Não aconteceu nada naquela noite, mas ainda assim, lembro de todas as sensações que vieram junto.  "Ah, eu desisto" foi o pensamento que me ocorreu me imediato. Nunca me senti tão completo, tão feliz comigo mesmo, em toda a minha vida. Foi como tirar um grilhão que me mantinha preso, sendo que a chave estava perdida no meu bolso esse tempo todo. De repente todo o meu passado fez sentido. Finalmente aceitei meus sentimentos como eles eram, parei de inventar outros nomes pra eles, enquanto ao mesmo tempo tentava sentir coisas que eu era incapaz.

Minhas expectativas sobre um envolvimento afetivo-sexual nunca mudaram, mas foi nesse momento que eu finalmente me convenci de que estava as direcionando para o gênero errado e que eu nunca poderia viver nada disso insistindo num comportamento que não me era natural. A única coisa que mudou, nessa hora, foi que eu aceitei que minhas expectativas só seriam atendidas se vividas com alguém do gênero masculino. Foi a única adaptação que eu fiz.

Ainda demorou um ano até eu conhecer um cara. Eu não tinha pressa, e meu interesse primeiro não era sexo, eu queria alguém que entendesse o que eu sentia e quisesse compartilhar aquilo. Foi em 2007, aos 24 anos, que saí com ele. Dei o primeiro beijo que eu queria de fato dar. Ele acabou se tornando meu primeiro namorado, e foi com ele que eu tive minha primeira experiência sexual. Do jeito que eu queria. Do jeito que tinha que ser. E foi tudo incrível. Ficamos juntos durante 4 anos. Pela primeira vez eu me senti plenamente feliz, não tinha nada faltando, tudo estava no lugar certo.

Durante todo aquele tempo anterior eu fiquei com várias meninas tentando sentir alguma coisa por elas. Amor, desejo, qualquer coisa além da amizade, mas nunca aconteceu. Mas o primeiro cara que eu beijei, amei com todo meu coração. Cada pequena experiência ao lado dele foi uma nova descoberta, sobre mim mesmo, sobre a vida. Finalmente eu me sentia confortável interagindo intimamente com outra pessoa, não havia qualquer resistência interna, mas muito além disso, era BOM. Eu me sentia bem, me sentia realizado, porque não precisava inventar sentimentos ou forçar situações, foi só deixar as coisas correrem naturalmente. A felicidade surgiu espontaneamente quando todas as outras peças estavam bem encaixadas.

Eu queria viver essas experiências desde o começo da adolescência.
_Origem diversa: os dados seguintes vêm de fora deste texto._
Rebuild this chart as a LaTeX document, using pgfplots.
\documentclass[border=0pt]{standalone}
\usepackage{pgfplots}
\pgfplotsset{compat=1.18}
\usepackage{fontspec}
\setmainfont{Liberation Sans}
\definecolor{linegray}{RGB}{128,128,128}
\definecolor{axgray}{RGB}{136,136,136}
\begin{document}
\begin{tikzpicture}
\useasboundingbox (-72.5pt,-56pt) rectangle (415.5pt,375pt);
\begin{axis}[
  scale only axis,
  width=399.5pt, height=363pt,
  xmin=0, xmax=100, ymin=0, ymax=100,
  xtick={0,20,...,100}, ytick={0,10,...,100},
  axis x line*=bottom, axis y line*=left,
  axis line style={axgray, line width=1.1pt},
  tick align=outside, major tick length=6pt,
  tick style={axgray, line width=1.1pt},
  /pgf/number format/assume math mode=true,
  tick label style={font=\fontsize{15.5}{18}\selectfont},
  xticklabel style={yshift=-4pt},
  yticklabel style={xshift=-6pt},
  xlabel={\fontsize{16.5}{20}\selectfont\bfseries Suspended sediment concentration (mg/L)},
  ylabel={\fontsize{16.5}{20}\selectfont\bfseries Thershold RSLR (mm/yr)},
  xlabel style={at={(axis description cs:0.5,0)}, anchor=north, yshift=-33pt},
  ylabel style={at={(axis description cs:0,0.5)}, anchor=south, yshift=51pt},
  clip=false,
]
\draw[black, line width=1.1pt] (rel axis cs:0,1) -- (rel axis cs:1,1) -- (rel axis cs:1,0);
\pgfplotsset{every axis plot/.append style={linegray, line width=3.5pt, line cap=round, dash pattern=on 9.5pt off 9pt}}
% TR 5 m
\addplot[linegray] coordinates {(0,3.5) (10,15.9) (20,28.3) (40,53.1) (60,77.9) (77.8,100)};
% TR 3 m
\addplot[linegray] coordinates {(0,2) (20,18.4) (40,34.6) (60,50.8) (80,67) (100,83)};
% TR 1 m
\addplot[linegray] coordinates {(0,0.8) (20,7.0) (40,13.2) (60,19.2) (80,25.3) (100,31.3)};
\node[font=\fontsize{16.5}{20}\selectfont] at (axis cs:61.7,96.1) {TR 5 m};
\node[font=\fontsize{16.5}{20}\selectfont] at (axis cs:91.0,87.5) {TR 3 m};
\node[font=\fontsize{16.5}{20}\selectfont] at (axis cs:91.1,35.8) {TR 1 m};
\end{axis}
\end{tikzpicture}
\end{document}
Eu queria amar, eu queria compartilhar sentimentos, eu queria descobrir minha sexualidade desse jeito, eu sentia que já estava pronto, mas porque o mundo mentiu pra mim, passei 12 anos trilhando caminhos errados. 12 anos de uma vida finita e curta, que nunca vão voltar. Muito mais do que as experiências, nesse período eu perdi a auto-estima, o amor próprio, a espontaneidade, a sociabilidade. E esse quase foi um caminho sem volta, do qual saí porque o simples acaso (e a sorte) me trouxeram de presente as circunstâncias que me fizeram despertar.

Se eu pudesse mudar alguma coisa na minha história, gostaria que eu nunca tivesse que ter fingido ser quem eu não era. Que eu nunca tivesse sido forçado a mentir pra mim mesmo, a forma mais cruel de traição. Que eu tivesse tipo a oportunidade de ouvir meu coração e fazer as coisas do seu jeito desde o começo. Que, assim como é direito de todas as pessoas, eu tivesse podido viver minha sexualidade do jeito que eu queria e que me satisfaria, através do amor compartilhado na forma que me era natural, desde o primeiro dia.

Tenho lido muito sobre a natureza humana e descobri que só a pessoa plenamente realizada, em paz consigo mesma, tem condições de somar ao grupo de que faz parte. É, portanto, do interesse coletivo que os bons sentimentos individuais sejam respeitados, preservados e praticados. Deixem o amor estar. Em todas as suas formas. Pois ele é o sentimento que mais nos satisfaz. Nosso próprio futuro agradece.